On Civil Disobedience: “One may well ask: ‘How can you advocate breaking some laws and obeying others?’ The answer lies in the fact that there are two types of laws: just and unjust. I would be the first to advocate obeying just laws. One has not only a legal but a moral responsibility to obey just laws. Conversely, one has a moral responsibility to disobey unjust laws. I would agree with St. Augustine that ‘an unjust law is no law at all.’” – “Letter From a Birmingham Jail”

On American Political Liberty: “In a sense we have come to our nation’s capital to cash a check. When the architects of our republic wrote the magnificent words of the Constitution and the Declaration of Independence, they were signing a promissory note to which every American was to fall heir. This note was a promise that all men, yes, black men as well as white men, would be guaranteed the unalienable rights of life, liberty, and the pursuit of happiness….It is obvious today that America has defaulted on this promissory note insofar as her citizens of color are concerned….America has given the Negro people a bad check, a check which has come back marked ‘insufficient funds.’ But we refuse to believe that the bank of justice is bankrupt. We refuse to believe that there are insufficient funds in the great vaults of opportunity of this nation. So we have come to cash this check — a check that will give us upon demand the riches of freedom and the security of justice.” – “I Have a Dream”

“We will reach the goal of freedom in Birmingham and all over the nation, because the goal of America is freedom.” – “Letter From a Birmingham Jail”

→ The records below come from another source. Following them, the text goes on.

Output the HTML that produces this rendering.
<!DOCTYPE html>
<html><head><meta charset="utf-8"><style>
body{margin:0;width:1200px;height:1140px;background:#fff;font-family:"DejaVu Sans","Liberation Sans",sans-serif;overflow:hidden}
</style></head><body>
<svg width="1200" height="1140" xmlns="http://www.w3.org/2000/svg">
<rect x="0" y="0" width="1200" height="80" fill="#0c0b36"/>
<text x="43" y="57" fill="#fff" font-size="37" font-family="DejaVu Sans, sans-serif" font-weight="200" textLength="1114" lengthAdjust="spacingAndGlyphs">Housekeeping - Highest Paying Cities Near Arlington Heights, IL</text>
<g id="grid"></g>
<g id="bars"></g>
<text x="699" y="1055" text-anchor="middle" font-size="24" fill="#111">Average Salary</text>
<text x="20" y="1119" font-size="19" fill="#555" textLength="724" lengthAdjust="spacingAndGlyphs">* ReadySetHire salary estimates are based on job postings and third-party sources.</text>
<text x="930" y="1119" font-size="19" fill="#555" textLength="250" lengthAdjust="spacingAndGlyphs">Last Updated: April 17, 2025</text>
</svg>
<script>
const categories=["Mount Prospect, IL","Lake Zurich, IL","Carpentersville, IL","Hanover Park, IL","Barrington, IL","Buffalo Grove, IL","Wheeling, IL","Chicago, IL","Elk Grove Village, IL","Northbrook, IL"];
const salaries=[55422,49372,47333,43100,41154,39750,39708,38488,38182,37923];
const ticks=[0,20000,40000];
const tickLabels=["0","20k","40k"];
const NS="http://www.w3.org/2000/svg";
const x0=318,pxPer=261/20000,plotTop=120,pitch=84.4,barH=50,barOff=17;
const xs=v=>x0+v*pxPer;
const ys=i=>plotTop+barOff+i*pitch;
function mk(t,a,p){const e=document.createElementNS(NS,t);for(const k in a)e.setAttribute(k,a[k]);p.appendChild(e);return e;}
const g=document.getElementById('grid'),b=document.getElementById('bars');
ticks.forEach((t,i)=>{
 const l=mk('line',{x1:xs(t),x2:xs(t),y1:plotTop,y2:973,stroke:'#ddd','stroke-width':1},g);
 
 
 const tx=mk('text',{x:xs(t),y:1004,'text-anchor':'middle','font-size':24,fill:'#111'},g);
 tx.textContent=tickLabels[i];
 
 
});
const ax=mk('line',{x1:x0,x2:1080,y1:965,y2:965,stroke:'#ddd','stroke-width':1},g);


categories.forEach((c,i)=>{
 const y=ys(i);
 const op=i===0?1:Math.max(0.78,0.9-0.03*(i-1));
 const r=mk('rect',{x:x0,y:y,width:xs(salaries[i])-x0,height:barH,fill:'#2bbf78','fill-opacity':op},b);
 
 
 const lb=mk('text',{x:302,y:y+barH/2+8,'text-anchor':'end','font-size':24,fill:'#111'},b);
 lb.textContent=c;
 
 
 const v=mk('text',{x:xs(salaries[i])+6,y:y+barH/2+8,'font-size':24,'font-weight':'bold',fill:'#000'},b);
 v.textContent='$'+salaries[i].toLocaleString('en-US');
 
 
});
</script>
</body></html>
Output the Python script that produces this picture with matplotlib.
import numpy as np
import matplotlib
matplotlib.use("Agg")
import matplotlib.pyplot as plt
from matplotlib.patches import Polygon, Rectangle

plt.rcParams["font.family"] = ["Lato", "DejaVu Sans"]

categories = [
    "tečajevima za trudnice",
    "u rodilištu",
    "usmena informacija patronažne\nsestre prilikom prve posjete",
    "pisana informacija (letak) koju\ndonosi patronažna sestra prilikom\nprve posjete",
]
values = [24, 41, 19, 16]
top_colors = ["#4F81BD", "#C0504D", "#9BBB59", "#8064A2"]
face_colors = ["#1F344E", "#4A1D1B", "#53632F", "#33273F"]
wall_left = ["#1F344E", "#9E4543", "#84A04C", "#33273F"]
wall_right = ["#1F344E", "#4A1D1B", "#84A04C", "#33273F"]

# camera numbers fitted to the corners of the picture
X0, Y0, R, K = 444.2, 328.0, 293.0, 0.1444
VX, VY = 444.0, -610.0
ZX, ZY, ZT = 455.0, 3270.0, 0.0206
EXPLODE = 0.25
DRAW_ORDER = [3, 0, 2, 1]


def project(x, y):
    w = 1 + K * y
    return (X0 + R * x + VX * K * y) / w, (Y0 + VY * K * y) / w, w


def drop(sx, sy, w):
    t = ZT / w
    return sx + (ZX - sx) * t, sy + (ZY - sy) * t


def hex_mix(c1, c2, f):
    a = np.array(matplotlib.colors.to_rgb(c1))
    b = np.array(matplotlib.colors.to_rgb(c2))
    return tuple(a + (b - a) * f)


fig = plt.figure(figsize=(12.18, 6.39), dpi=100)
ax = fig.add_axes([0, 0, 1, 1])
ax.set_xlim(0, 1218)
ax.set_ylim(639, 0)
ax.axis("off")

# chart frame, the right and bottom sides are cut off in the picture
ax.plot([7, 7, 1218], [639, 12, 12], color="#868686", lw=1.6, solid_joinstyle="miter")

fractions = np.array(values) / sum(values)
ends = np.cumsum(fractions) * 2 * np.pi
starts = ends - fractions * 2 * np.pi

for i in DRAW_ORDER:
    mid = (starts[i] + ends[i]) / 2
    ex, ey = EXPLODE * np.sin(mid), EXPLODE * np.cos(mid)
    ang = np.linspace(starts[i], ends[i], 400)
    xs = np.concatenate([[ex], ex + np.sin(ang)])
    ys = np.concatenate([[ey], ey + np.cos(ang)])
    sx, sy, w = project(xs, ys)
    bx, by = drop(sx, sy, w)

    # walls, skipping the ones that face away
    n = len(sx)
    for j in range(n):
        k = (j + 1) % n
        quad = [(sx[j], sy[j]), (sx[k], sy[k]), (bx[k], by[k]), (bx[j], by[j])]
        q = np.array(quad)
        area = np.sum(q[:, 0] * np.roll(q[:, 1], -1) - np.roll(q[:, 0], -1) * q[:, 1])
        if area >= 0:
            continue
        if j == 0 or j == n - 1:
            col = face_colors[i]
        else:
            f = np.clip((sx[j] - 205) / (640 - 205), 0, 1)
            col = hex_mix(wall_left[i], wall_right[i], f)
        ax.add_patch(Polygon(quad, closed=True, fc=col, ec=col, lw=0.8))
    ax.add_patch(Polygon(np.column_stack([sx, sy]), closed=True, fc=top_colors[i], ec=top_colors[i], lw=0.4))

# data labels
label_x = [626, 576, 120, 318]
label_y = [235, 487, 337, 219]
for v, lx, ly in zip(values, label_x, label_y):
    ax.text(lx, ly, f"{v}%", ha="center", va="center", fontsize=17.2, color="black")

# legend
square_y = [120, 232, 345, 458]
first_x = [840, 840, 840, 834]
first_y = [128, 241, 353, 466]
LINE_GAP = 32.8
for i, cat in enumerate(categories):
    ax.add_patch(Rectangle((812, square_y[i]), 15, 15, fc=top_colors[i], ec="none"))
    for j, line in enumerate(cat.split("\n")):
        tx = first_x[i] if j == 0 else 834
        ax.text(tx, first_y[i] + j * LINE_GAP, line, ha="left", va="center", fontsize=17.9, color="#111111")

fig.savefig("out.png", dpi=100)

So why didn’t the US government choose to brand MLK Day in this fashion? Despite claiming to, in part,  “create solutions to social problems,” the most pressing issues of our day that have their root in statism feature nowhere on the government’s website. In light of King’s statements regarding the Vietnam War, is it really a struggle to imagine what he might think about President Obama’s murderous drone war in the Middle East? Does anyone honestly believe that King would not have used his voice to issue a call against the War on Drugs and its attendant evils of discriminatory policing tactics, entrenched racism, and the growing epidemic of mass incarceration that has given the “land of the free” the largest prison population in the West and depopulated much of urban black and Latino communities of their most valuable assets, namely human capital? Are any of King’s most-pressing concerns regarding justice addressed simply by cleaning a park or feeding the homeless for one day?

Of course not. Only in a statist society where altruism has run amok would a controversial and revolutionary figure like MLK have his legacy so neutered and cherry-picked that it becomes a mere platform for community service, losing its provocative edge. When the oppressors write and maintain the history of the oppressed, the full weight of the oppression and the enormous amount of energy expended to throw it off become mere side stories, and the larger act of practicing hegemony necessarily recasts the human struggle for liberation against state power into benign apolitical movements, best remembered not by grabbing picket signs in protest, but by grabbing brooms and rakes to make state-blighted communities appear more aesthetically pleasing. For shame!